Given information:
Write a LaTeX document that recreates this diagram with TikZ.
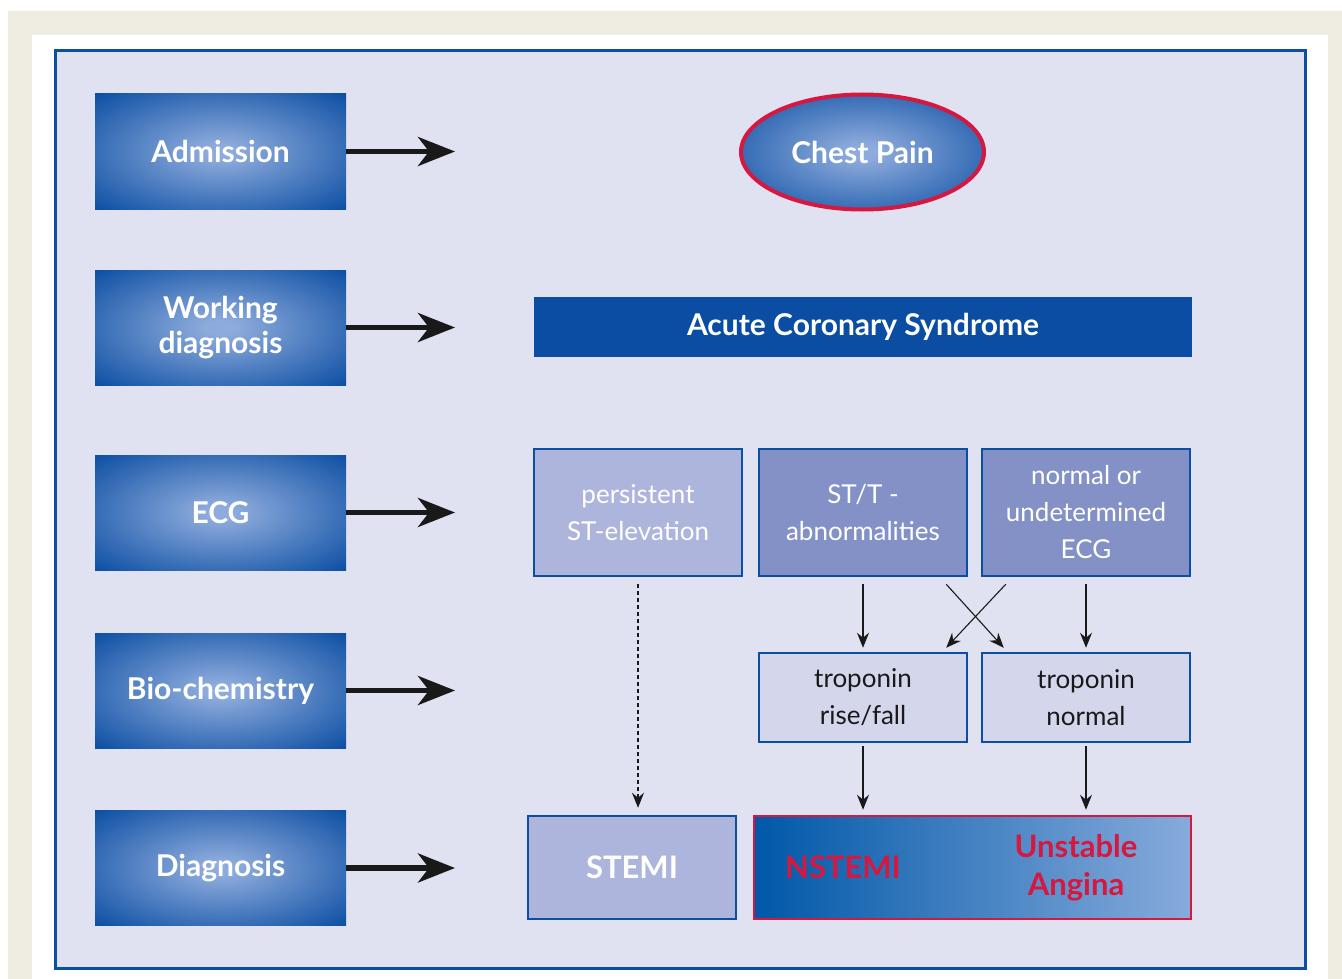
\documentclass[tikz,border=0pt]{standalone}
\usepackage{fontspec}
\setmainfont{Lato}
\usetikzlibrary{arrows.meta,shapes.geometric,calc}
\definecolor{beige}{HTML}{EFECE2}
\definecolor{panel}{HTML}{E0E2F1}
\definecolor{frameblue}{HTML}{0B4FA3}
\definecolor{darkblue}{HTML}{0A4DA2}
\definecolor{lightblue}{HTML}{8DABDC}
\definecolor{paleA}{HTML}{ADB5DC}
\definecolor{midA}{HTML}{8391C7}
\definecolor{paleB}{HTML}{D4D7EC}
\definecolor{crimson}{HTML}{D6173F}
\definecolor{gradL}{HTML}{0058A8}
\definecolor{gradR}{HTML}{87ABDB}
\pgfdeclareradialshading{stageshade}{\pgfpoint{0bp}{0bp}}{color(0bp)=(lightblue); color(3bp)=(lightblue); color(36bp)=(darkblue); color(100bp)=(darkblue)}
\tikzset{
  stage/.style={rectangle, minimum width=251pt, minimum height=115pt, inner sep=0pt,
    shading=stageshade,
    text=white, font=\bfseries\fontsize{30}{35}\selectfont, align=center},
  bigarrow/.style={line width=5.5pt, draw=black!90, -{Stealth[length=37pt,width=29pt,inset=11pt]}},
  ecgbox/.style={rectangle, draw=frameblue, line width=2.5pt, minimum width=208pt, minimum height=127pt,
    inner sep=0pt, text=white, font=\fontsize{26}{37}\selectfont, align=center},
  tropbox/.style={rectangle, draw=frameblue, line width=2.5pt, fill=paleB, minimum width=208pt, minimum height=89pt,
    inner sep=0pt, text=black!90, font=\fontsize{26}{37}\selectfont, align=center},
  thinarrow/.style={line width=1.1pt, draw=black!90, -{Stealth[length=15pt,width=12pt,inset=5pt]}},
  redtext/.style={text=crimson, font=\bfseries\fontsize{31}{38}\selectfont, align=center, inner sep=0pt}
}
\begin{document}
\begin{tikzpicture}[x=1pt,y=-1pt]
\useasboundingbox (0,0) rectangle (1342,979);
\fill[white] (0,0) rectangle (1342,979);
\fill[beige] (8,11) rectangle (1342,979);
\fill[white] (32,35) rectangle (1328,979);
\draw[frameblue, line width=3pt, fill=panel] (55,51) rectangle (1305,968);

% left stages
\node[stage] (adm) at (220.5,151.5) {Admission};
\node[stage] (wd)  at (220.5,327.5) {Working\\diagnosis};
\node[stage] (ecg) at (220.5,512.5) {ECG};
\node[stage] (bio) at (220.5,690.5) {Bio-chemistry};
\node[stage] (dia) at (220.5,868) {Diagnosis};

\coordinate (a1) at (455,151.5);
\coordinate (a2) at (455,327.5);
\coordinate (a3) at (455,512.5);
\coordinate (a4) at (455,690.5);
\coordinate (a5) at (455,868);
\draw[bigarrow] (adm.east) -- (a1);
\draw[bigarrow] (wd.east) -- (a2);
\draw[bigarrow] (ecg.east) -- (a3);
\draw[bigarrow] (bio.east) -- (a4);
\draw[bigarrow] (dia.east) -- (a5);

% Chest pain
\node[ellipse, draw=crimson, line width=4pt, minimum width=243pt, minimum height=115pt,
  shading=stageshade, text=white,
  font=\bfseries\fontsize{30}{32}\selectfont, inner sep=0pt] (cp) at (862.5,152) {Chest Pain};

% ACS
\node[rectangle, fill=darkblue, minimum width=658pt, minimum height=60pt, inner sep=0pt,
  text=white, font=\bfseries\fontsize{30}{32}\selectfont] (acs) at (863,327) {Acute Coronary Syndrome};

% ECG row
\node[ecgbox, fill=paleA] (pers) at (638,512.5) {persistent\\ST-elevation};
\node[ecgbox, fill=midA] (stt) at (863,512.5) {ST/T -\\abnormalities};
\node[ecgbox, fill=midA] (nrm) at (1086,512.5) {normal or\\undetermined\\ECG};

% troponin row
\node[tropbox] (tr) at (863,697.5) {troponin\\rise/fall};
\node[tropbox] (tn) at (1086,697.5) {troponin\\normal};

% diagnosis row
\node[rectangle, draw=frameblue, line width=2.5pt, fill=paleA, minimum width=208pt, minimum height=103pt,
  inner sep=0pt, text=white, font=\bfseries\fontsize{31}{33}\selectfont] (stemi) at (632,867.5) {STEMI};
\node[rectangle, draw=crimson, line width=2.5pt, left color=gradL, right color=gradR,
  minimum width=437pt, minimum height=103pt, inner sep=0pt] (nst) at (972.5,867.5) {};
\node[redtext] (nstl) at (843,867) {NSTEMI};
\node[redtext] (ua) at (1076,868) {Unstable\\Angina};

% connectors
\draw[thinarrow] ([yshift=-7pt]stt.south) -- ([yshift=4pt]tr.north);
\draw[thinarrow] ([yshift=-7pt]nrm.south) -- ([yshift=4pt]tn.north);
\draw[thinarrow] ([xshift=-22pt,yshift=-7pt]stt.south east) -- ([xshift=23pt,yshift=4pt]tn.north west);
\draw[thinarrow] ([xshift=25pt,yshift=-7pt]nrm.south west) -- ([xshift=-22pt,yshift=4pt]tr.north east);
\draw[thinarrow, dash pattern=on 4pt off 3pt] ([yshift=-7pt]pers.south) -- ([yshift=7pt]pers.south |- stemi.north);
\draw[thinarrow] ([yshift=-3pt]tr.south) -- ([yshift=5pt]tr.south |- nst.north);
\draw[thinarrow] ([yshift=-3pt]tn.south) -- ([yshift=5pt]tn.south |- nst.north);
\end{tikzpicture}
\end{document}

Problem to solve: Retype the whole listing exactly and leave the pictures out.

Solution to the problem:
Write a LaTeX document that recreates this diagram with TikZ.
\documentclass[tikz,border=0pt]{standalone}
\usepackage{fontspec}
\setmainfont{Lato}
\usetikzlibrary{arrows.meta,shapes.geometric,calc}
\definecolor{beige}{HTML}{EFECE2}
\definecolor{panel}{HTML}{E0E2F1}
\definecolor{frameblue}{HTML}{0B4FA3}
\definecolor{darkblue}{HTML}{0A4DA2}
\definecolor{lightblue}{HTML}{8DABDC}
\definecolor{paleA}{HTML}{ADB5DC}
\definecolor{midA}{HTML}{8391C7}
\definecolor{paleB}{HTML}{D4D7EC}
\definecolor{crimson}{HTML}{D6173F}
\definecolor{gradL}{HTML}{0058A8}
\definecolor{gradR}{HTML}{87ABDB}
\pgfdeclareradialshading{stageshade}{\pgfpoint{0bp}{0bp}}{color(0bp)=(lightblue); color(3bp)=(lightblue); color(36bp)=(darkblue); color(100bp)=(darkblue)}
\tikzset{
  stage/.style={rectangle, minimum width=251pt, minimum height=115pt, inner sep=0pt,
    shading=stageshade,
    text=white, font=\bfseries\fontsize{30}{35}\selectfont, align=center},
  bigarrow/.style={line width=5.5pt, draw=black!90, -{Stealth[length=37pt,width=29pt,inset=11pt]}},
  ecgbox/.style={rectangle, draw=frameblue, line width=2.5pt, minimum width=208pt, minimum height=127pt,
    inner sep=0pt, text=white, font=\fontsize{26}{37}\selectfont, align=center},
  tropbox/.style={rectangle, draw=frameblue, line width=2.5pt, fill=paleB, minimum width=208pt, minimum height=89pt,
    inner sep=0pt, text=black!90, font=\fontsize{26}{37}\selectfont, align=center},
  thinarrow/.style={line width=1.1pt, draw=black!90, -{Stealth[length=15pt,width=12pt,inset=5pt]}},
  redtext/.style={text=crimson, font=\bfseries\fontsize{31}{38}\selectfont, align=center, inner sep=0pt}
}
\begin{document}
\begin{tikzpicture}[x=1pt,y=-1pt]
\useasboundingbox (0,0) rectangle (1342,979);
\fill[white] (0,0) rectangle (1342,979);
\fill[beige] (8,11) rectangle (1342,979);
\fill[white] (32,35) rectangle (1328,979);
\draw[frameblue, line width=3pt, fill=panel] (55,51) rectangle (1305,968);

% left stages
\node[stage] (adm) at (220.5,151.5) {Admission};
\node[stage] (wd)  at (220.5,327.5) {Working\\diagnosis};
\node[stage] (ecg) at (220.5,512.5) {ECG};
\node[stage] (bio) at (220.5,690.5) {Bio-chemistry};
\node[stage] (dia) at (220.5,868) {Diagnosis};

\coordinate (a1) at (455,151.5);
\coordinate (a2) at (455,327.5);
\coordinate (a3) at (455,512.5);
\coordinate (a4) at (455,690.5);
\coordinate (a5) at (455,868);
\draw[bigarrow] (adm.east) -- (a1);
\draw[bigarrow] (wd.east) -- (a2);
\draw[bigarrow] (ecg.east) -- (a3);
\draw[bigarrow] (bio.east) -- (a4);
\draw[bigarrow] (dia.east) -- (a5);

% Chest pain
\node[ellipse, draw=crimson, line width=4pt, minimum width=243pt, minimum height=115pt,
  shading=stageshade, text=white,
  font=\bfseries\fontsize{30}{32}\selectfont, inner sep=0pt] (cp) at (862.5,152) {Chest Pain};

% ACS
\node[rectangle, fill=darkblue, minimum width=658pt, minimum height=60pt, inner sep=0pt,
  text=white, font=\bfseries\fontsize{30}{32}\selectfont] (acs) at (863,327) {Acute Coronary Syndrome};

% ECG row
\node[ecgbox, fill=paleA] (pers) at (638,512.5) {persistent\\ST-elevation};
\node[ecgbox, fill=midA] (stt) at (863,512.5) {ST/T -\\abnormalities};
\node[ecgbox, fill=midA] (nrm) at (1086,512.5) {normal or\\undetermined\\ECG};

% troponin row
\node[tropbox] (tr) at (863,697.5) {troponin\\rise/fall};
\node[tropbox] (tn) at (1086,697.5) {troponin\\normal};

% diagnosis row
\node[rectangle, draw=frameblue, line width=2.5pt, fill=paleA, minimum width=208pt, minimum height=103pt,
  inner sep=0pt, text=white, font=\bfseries\fontsize{31}{33}\selectfont] (stemi) at (632,867.5) {STEMI};
\node[rectangle, draw=crimson, line width=2.5pt, left color=gradL, right color=gradR,
  minimum width=437pt, minimum height=103pt, inner sep=0pt] (nst) at (972.5,867.5) {};
\node[redtext] (nstl) at (843,867) {NSTEMI};
\node[redtext] (ua) at (1076,868) {Unstable\\Angina};

% connectors
\draw[thinarrow] ([yshift=-7pt]stt.south) -- ([yshift=4pt]tr.north);
\draw[thinarrow] ([yshift=-7pt]nrm.south) -- ([yshift=4pt]tn.north);
\draw[thinarrow] ([xshift=-22pt,yshift=-7pt]stt.south east) -- ([xshift=23pt,yshift=4pt]tn.north west);
\draw[thinarrow] ([xshift=25pt,yshift=-7pt]nrm.south west) -- ([xshift=-22pt,yshift=4pt]tr.north east);
\draw[thinarrow, dash pattern=on 4pt off 3pt] ([yshift=-7pt]pers.south) -- ([yshift=7pt]pers.south |- stemi.north);
\draw[thinarrow] ([yshift=-3pt]tr.south) -- ([yshift=5pt]tr.south |- nst.north);
\draw[thinarrow] ([yshift=-3pt]tn.south) -- ([yshift=5pt]tn.south |- nst.north);
\end{tikzpicture}
\end{document}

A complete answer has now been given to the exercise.